A deeper look reveals so much more. 


History of Dance Cards



But, first -- some context: dance cards have been around since the 18th century. They are by no means unique to academic life or UVM community in the 1920s.


These small booklets enumerated and detailed each planned dance. Included were the names of any sponsoring organizations, the name of the event itself, its time, date, and location, and, for these kinds of collegiate affairs, names of chaperones.


The names of songs and their composers were also commonly incorporated -- which a live band or orchestra would have been contracted to play. The covers of the dance cards often included renderings of the venues or emblems of event sponsors (like, say, fraternities or sororities); sometimes they were plain text. Dance cards often included a decorative cord, intended for wear around the young lady's wrist or ball gown, as well as a small, attached pencil.

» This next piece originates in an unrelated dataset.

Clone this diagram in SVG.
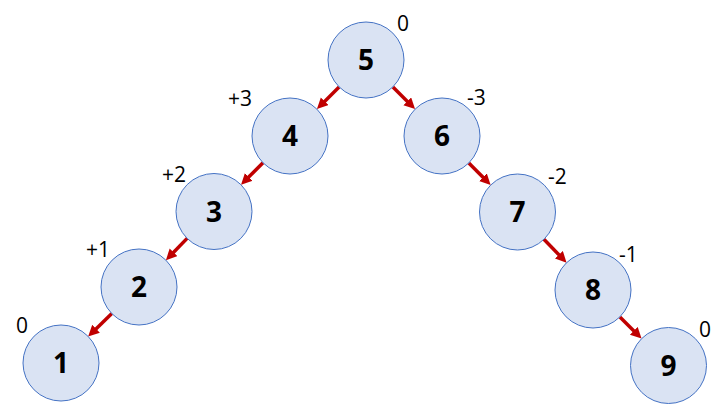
<svg xmlns="http://www.w3.org/2000/svg" width="727" height="405" viewBox="0 0 727 405">
<defs>
<style>
.n{fill:#dae3f3;stroke:#4472c4;stroke-width:1}
.t{font-family:"Open Sans","Noto Sans","Liberation Sans",sans-serif;font-weight:bold;font-size:28px;fill:#000;text-anchor:middle}
.b{font-family:"Open Sans","Noto Sans","Liberation Sans",sans-serif;font-size:21px;fill:#000}
.e{stroke:#c00000;stroke-width:3.5;fill:none;marker-end:url(#ah)}
</style>
<marker id="ah" markerUnits="userSpaceOnUse" markerWidth="12" markerHeight="12" refX="3" refY="5.5" orient="auto">
<path d="M0,0 L11,5.5 L0,11 z" fill="#c00000"/>
</marker>
</defs>
<rect width="727" height="405" fill="#fff"/>
<g id="edges">
<line class="e" x1="339.1" y1="86.9" x2="322.6" y2="103.4"/>
<line class="e" x1="392.9" y1="86.9" x2="409.4" y2="103.4"/>
<line class="e" x1="263.0" y1="162.8" x2="246.7" y2="179.1"/>
<line class="e" x1="187.1" y1="238.4" x2="171.5" y2="254.5"/>
<line class="e" x1="111.8" y1="313.5" x2="93.9" y2="330.9"/>
<line class="e" x1="468.8" y1="163.0" x2="485.0" y2="179.3"/>
<line class="e" x1="543.9" y1="239.3" x2="561.0" y2="256.9"/>
<line class="e" x1="619.9" y1="316.9" x2="635.9" y2="332.9"/>
</g>
<g id="n5"><circle class="n" cx="366" cy="60" r="38"/><text class="t" x="366" y="70">5</text><text class="b" x="397" y="31">0</text></g>
<g id="n4"><circle class="n" cx="290" cy="136" r="38"/><text class="t" x="290" y="146">4</text><text class="b" x="228" y="106">+3</text></g>
<g id="n6"><circle class="n" cx="442" cy="136" r="38"/><text class="t" x="442" y="146">6</text><text class="b" x="467" y="105">-3</text></g>
<g id="n3"><circle class="n" cx="214" cy="211.5" r="38"/><text class="t" x="214" y="221.5">3</text><text class="b" x="162" y="182">+2</text></g>
<g id="n7"><circle class="n" cx="517.5" cy="212" r="38"/><text class="t" x="517.5" y="222">7</text><text class="b" x="548" y="184">-2</text></g>
<g id="n2"><circle class="n" cx="139" cy="287" r="38"/><text class="t" x="139" y="297">2</text><text class="b" x="86" y="257">+1</text></g>
<g id="n8"><circle class="n" cx="593" cy="290" r="38"/><text class="t" x="593" y="300">8</text><text class="b" x="619" y="262">-1</text></g>
<g id="n1"><circle class="n" cx="61" cy="363" r="38"/><text class="t" x="61" y="373">1</text><text class="b" x="16" y="333">0</text></g>
<g id="n9"><circle class="n" cx="668.5" cy="365.5" r="38"/><text class="t" x="668.5" y="375.5">9</text><text class="b" x="699" y="337">0</text></g>
</svg>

Dance cards gave structure and formality to the evening. By the 20th century, dance cards were generally disbursed to young women for the purpose of planning their dances with the young men in their social circle. A gentleman would request a certain dance; if she accepted, a lady would then pencil it into her card. Through his request, a young man revealed some of his intentions with the lady -- a waltz and a foxtrot carry different emotional valence. In having a dance "claimed," a young woman could garner the young men interested in partnering with her beyond the dance floor.


It allowed a young woman attending to plan out the night ahead of her. A full dance card -- one in which all the possible slots are spoken for -- allowed the lady in question to gently decline, especially unwanted propositions. (Yes, this is also where the expression "My dance card is full" originates.)


In our research beyond the UVM archives, we found one especially adorable dance card in which one same gentleman signed each blank slot:


Mr. Howell (not a Catamount) was sweet on the particular owner of this Dance Card. We can only hope the feelings were mutual. (Image Source: The Vintage Hunter, Etsy)
Mr. Howell (not a Catamount) was sweet on the particular owner of this Dance Card. We can only hope the feelings were mutual. (Image Source: The Vintage Hunter, Etsy)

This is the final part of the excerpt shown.